Plates must be dried very slowly and evenly (minimum of 1 week). Wrap in plastic to control the drying. Dry on wire racks, or pegboard to allow air flow. If your racks leave marks, use fiberglass screen door screening on the racks. Or place small objects under the piece to prop it up and allow the foot and bottom to dry at the page rate as the top and sides. You might want to make some small bisque pieces for this purpose. Uneven drying can set up stresses that don’t show themselves until the final glaze firing.
To reduce chances of cracking, it can help if the rim does not dry faster than the center. To do this, cut a round hole in the plastic about 3-4 inches in diameter over the center of the plate. Once the center is dry enough, cover the whole pot loosely for 1-2 weeks. See illustrations below.
drying large thrown pot drying large thrown platter
Some people use water based wax to coat the rims during drying, to prevent them from drying too quickly.

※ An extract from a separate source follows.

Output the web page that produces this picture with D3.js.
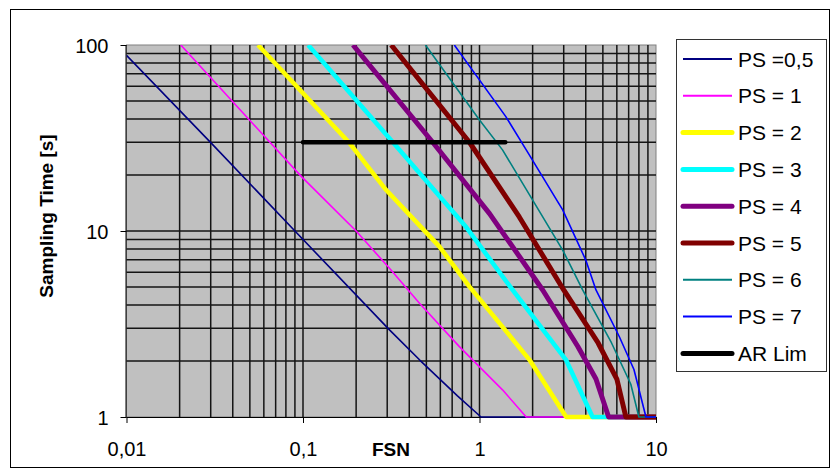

The general process is: Throw the plate, wire it free from the bat, and set on a shelf. (Note, running a wire through a large plate, it is bound to rise up in the middle even if you pull tightly, so make sure your plate is thrown very thick and plan to trim a lot. An alternative is using plaster bats which will release on their own.) Dry slowly and evenly, and don’t let the rim dry out first. As soon as the bottom is hard enough to support itself, flip the platter over sandwiching a bat on top and flip. Take what was the throwing bat off. Let her dry open to trimming stage. After trimming, place on a shelf rim down, cover to dry.
Another innovative solution to the above problem, besides using plaster bats, is using oiled masonite bats, ½” thick (so they are completely inflexible). The clay releases itself from the oiled bat.
Use socks filled with rice as weights to make sure plates stay nice and flat when they are drying.